Getting things working
With nullmailer 1.10 this has finally changed, the documentation that one
usually looks at (homepage, manpage, /usr/share/doc/nullmailer/
) however is
still lacking so I decided to write down how I got things working.
The key to enable STARTTLS for a remote server in nullmailer is simply to
add --starttls
to remote configuration which can usually be found in
/etc/nullmailer/remotes
:
mail.example.com smtp --port=587 --starttls --user=mailalot --pass=LetMeIn
And that’s actually all there is to it :)
Why does this work
After some more digging it turned out that the --option
parts in the above
configuration file are simply forwarded to /usr/lib/nullmailer/smtp
which is
the binary that handles the actual SMTP dialog. And voila, this binary even has
a --help
switch which will present you the following:
usage: smtp [flags] remote-address < mail-file
Send an email message via SMTP
-p, --port=INT Set the port number on the remote host to connect to
--user=VALUE Set the user name for authentication
--pass=VALUE Set the password for authentication
-d, --daemon use syslog exclusively
-s, --syslog use syslog additionally
--auth-login Use AUTH LOGIN instead of auto-detecting in SMTP
--ssl Connect using SSL (on an alternate port by default)

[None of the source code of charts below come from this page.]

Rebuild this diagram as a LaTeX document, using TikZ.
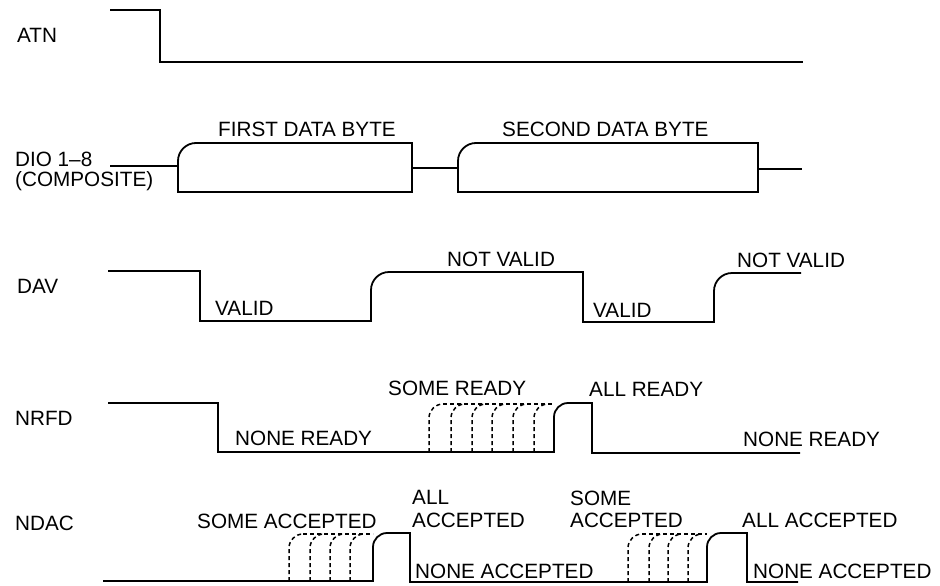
\documentclass[tikz,border=0pt]{standalone}
\usepackage{fontspec}
\setmainfont{Liberation Sans}
\begin{document}
\begin{tikzpicture}[x=1pt,y=-1pt,
  sig/.style={line width=1.8pt},
  dsig/.style={line width=1.5pt, dash pattern=on 4pt off 3pt},
  lbl/.style={anchor=base west, inner sep=0pt, font=\fontsize{20.7}{23}\selectfont}]
\useasboundingbox[fill=white] (0,0) rectangle (940,586);

% ---------- labels ----------
\node[lbl] (lATN) at (17,43) {ATN};
\node[lbl] (lDIOa) at (15,166) {DIO 1--8};
\node[lbl] (lDIOb) at (15,186.5) {(COMPOSITE)};
\node[lbl] (lDAV) at (17,293) {DAV};
\node[lbl] (lNRFD) at (15,425) {NRFD};
\node[lbl] (lNDAC) at (15,530) {NDAC};

\node[lbl] (tFirst) at (218,136.5) {FIRST DATA BYTE};
\node[lbl] (tSecond) at (502,136.5) {SECOND DATA BYTE};

\node[lbl] (tValidA) at (215,315) {VALID};
\node[lbl] (tNotValidA) at (447,266.5) {NOT VALID};
\node[lbl] (tValidB) at (593,317) {VALID};
\node[lbl] (tNotValidB) at (737,267) {NOT VALID};

\node[lbl] (tNoneRdyA) at (235,445) {NONE READY};
\node[lbl] (tSomeRdy) at (388,395) {SOME READY};
\node[lbl] (tAllRdy) at (589,396) {ALL READY};
\node[lbl] (tNoneRdyB) at (743,446) {NONE READY};

\node[lbl] (tSomeAccA) at (197,528) {SOME ACCEPTED};
\node[lbl] (tAllAccAa) at (412,504) {ALL};
\node[lbl] (tAllAccAb) at (412,527) {ACCEPTED};
\node[lbl] (tNoneAccA) at (415,578) {NONE ACCEPTED};
\node[lbl] (tSomeAccBa) at (570,505) {SOME};
\node[lbl] (tSomeAccBb) at (570,527) {ACCEPTED};
\node[lbl] (tAllAccB) at (742,527) {ALL ACCEPTED};
\node[lbl] (tNoneAccB) at (753,578) {NONE ACCEPTED};

% ---------- ATN ----------
\draw[sig] (110,10) -- (160,10) -- (160,62) -- (803,62);

% ---------- DIO ----------
\draw[sig] (110,166) -- (178,166);
\draw[sig] (178,192) -- (178,161) .. controls (178,151.1) and (186.1,143) .. (196,143)
  -- (412,143) -- (412,192) -- cycle;
\draw[sig] (412,168) -- (458,168);
\draw[sig] (458,192) -- (458,161) .. controls (458,151.1) and (466.1,143) .. (476,143)
  -- (758,143) -- (758,192) -- cycle;
\draw[sig] (758,169) -- (802,169);

% ---------- DAV ----------
\draw[sig] (108,271) -- (200,271) -- (200,321) -- (371,321) -- (371,290)
  .. controls (371,280.1) and (379.1,272) .. (389,272) -- (583,272) -- (583,322)
  -- (714,322) -- (714,291) .. controls (714,281.1) and (722.1,273) .. (732,273)
  -- (801,273);

% ---------- NRFD ----------
\draw[sig] (108,403) -- (218,403) -- (218,452) -- (554,452) -- (554,417)
  .. controls (554,409.3) and (560.3,403) .. (568,403) -- (592,403) -- (592,453)
  -- (800,453);
\foreach \x in {429,451,472,492,513,534}
  \draw[dsig] (\x,452) -- (\x,418) .. controls (\x,410.3) and (\x+6.3,404) .. (\x+14,404);
\draw[dsig] (443,404) -- (554,404);

% ---------- NDAC ----------
\draw[sig] (103,581) -- (373,581) -- (373,547)
  .. controls (373,539.3) and (379.3,533) .. (387,533) -- (410,533) -- (410,582)
  -- (707,582) -- (707,547) .. controls (707,539.3) and (713.3,533) .. (721,533)
  -- (747,533) -- (747,582) -- (798,582);
\foreach \x in {289,310,330,350}
  \draw[dsig] (\x,581) -- (\x,548) .. controls (\x,540.3) and (\x+6.3,534) .. (\x+14,534);
\draw[dsig] (303,534) -- (373,534);
\foreach \x in {628,649,668,688}
  \draw[dsig] (\x,582) -- (\x,548) .. controls (\x,540.3) and (\x+6.3,534) .. (\x+14,534);
\draw[dsig] (642,534) -- (707,534);
\end{tikzpicture}
\end{document}
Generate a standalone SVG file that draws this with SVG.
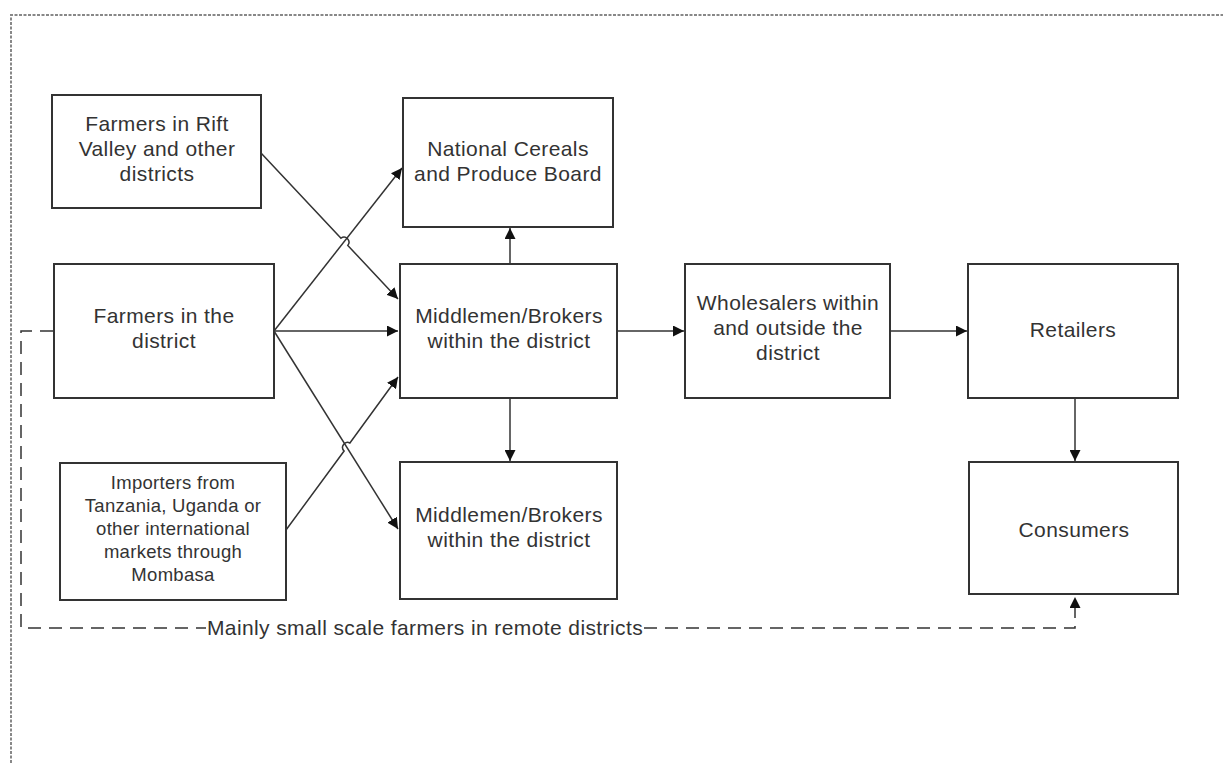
<svg xmlns="http://www.w3.org/2000/svg" width="1223" height="763" viewBox="0 0 1223 763">
<defs>
<style>
.box{fill:#fff;stroke:#333;stroke-width:2}
.t{font-family:"Liberation Sans",Arial,sans-serif;font-size:21px;letter-spacing:0.4px;fill:#333;text-anchor:middle}
.ts{font-family:"Liberation Sans",Arial,sans-serif;font-size:18.5px;letter-spacing:0.3px;fill:#333;text-anchor:middle}
.c{fill:none;stroke:#333;stroke-width:1.5}
.d{fill:none;stroke:#333;stroke-width:1.5;stroke-dasharray:13 8}
</style>
<marker id="ah" viewBox="0 0 10 10" refX="10" refY="5" markerWidth="11" markerHeight="11" markerUnits="userSpaceOnUse" orient="auto">
<path d="M0,0 L10,5 L0,10 z" fill="#111"/>
</marker>
</defs>
<rect width="1223" height="763" fill="#fff"/>
<path d="M11,763 V15 H1223" fill="none" stroke="#888" stroke-width="2" stroke-dasharray="3 1.5"/>

<g id="connectors">
<path class="c" d="M274,331 H398" marker-end="url(#ah)"/>
<path class="c" d="M274,331 L402,168" marker-end="url(#ah)"/>
<path class="c" d="M274,331 L398,529" marker-end="url(#ah)"/>
<path class="c" d="M261,153 L341,238.2 A5,5 0 0 1 347.8,245.4 L398,299" marker-end="url(#ah)"/>
<path class="c" d="M286,530 L344.1,451 A5,5 0 0 1 349.9,443 L398,377" marker-end="url(#ah)"/>
<path class="c" d="M510,264 V228" marker-end="url(#ah)"/>
<path class="c" d="M510,398 V461" marker-end="url(#ah)"/>
<path class="c" d="M617,331 H684" marker-end="url(#ah)"/>
<path class="c" d="M890,331 H967" marker-end="url(#ah)"/>
<path class="c" d="M1075,398 V461" marker-end="url(#ah)"/>
<path class="d" d="M53,331 H21 V628 H206"/>
<path class="d" d="M644,628 H1075 V597" marker-end="url(#ah)"/>
<text class="t" x="425" y="635">Mainly small scale farmers in remote districts</text>
</g>

<g id="n_rift">
<rect class="box" x="52" y="95" width="209" height="113"/>
<text class="t" x="157" y="131">Farmers in Rift</text>
<text class="t" x="157" y="156">Valley and other</text>
<text class="t" x="157" y="181">districts</text>
</g>
<g id="n_ncpb">
<rect class="box" x="403" y="98" width="210" height="129"/>
<text class="t" x="508" y="156">National Cereals</text>
<text class="t" x="508" y="181">and Produce Board</text>
</g>
<g id="n_farmers">
<rect class="box" x="54" y="264" width="220" height="134"/>
<text class="t" x="164" y="323">Farmers in the</text>
<text class="t" x="164" y="348">district</text>
</g>
<g id="n_mid">
<rect class="box" x="400" y="264" width="217" height="134"/>
<text class="t" x="509" y="323">Middlemen/Brokers</text>
<text class="t" x="509" y="348">within the district</text>
</g>
<g id="n_whole">
<rect class="box" x="685" y="264" width="205" height="134"/>
<text class="t" x="788" y="310">Wholesalers within</text>
<text class="t" x="788" y="335">and outside the</text>
<text class="t" x="788" y="360">district</text>
</g>
<g id="n_retail">
<rect class="box" x="968" y="264" width="210" height="134"/>
<text class="t" x="1073" y="337">Retailers</text>
</g>
<g id="n_import">
<rect class="box" x="60" y="463" width="226" height="137"/>
<text class="ts" x="173" y="489">Importers from</text>
<text class="ts" x="173" y="512">Tanzania, Uganda or</text>
<text class="ts" x="173" y="535">other international</text>
<text class="ts" x="173" y="558">markets through</text>
<text class="ts" x="173" y="581">Mombasa</text>
</g>
<g id="n_mid2">
<rect class="box" x="400" y="462" width="217" height="137"/>
<text class="t" x="509" y="522">Middlemen/Brokers</text>
<text class="t" x="509" y="547">within the district</text>
</g>
<g id="n_cons">
<rect class="box" x="969" y="462" width="209" height="132"/>
<text class="t" x="1074" y="537">Consumers</text>
</g>
</svg>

--starttls Use STARTTLS command
--x509certfile=VALUE Client certificate file
--x509cafile=VALUE Certificate authority trust file
(Defaults to /etc/ssl/certs/ca-certificates.crt)
--x509crlfile=VALUE Certificate revocation list file
--x509fmtder X.509 files are in DER format
(Defaults to PEM format)
--insecure Don`t abort if server certificate fails validation
-h, --help Display this help and exit
So after a few minutes of wandering around my box, looking at files and package contents I could finally find out how to replace my local Postfix install (a bit overkill for a home machine) with the more lightweight Nullmailer.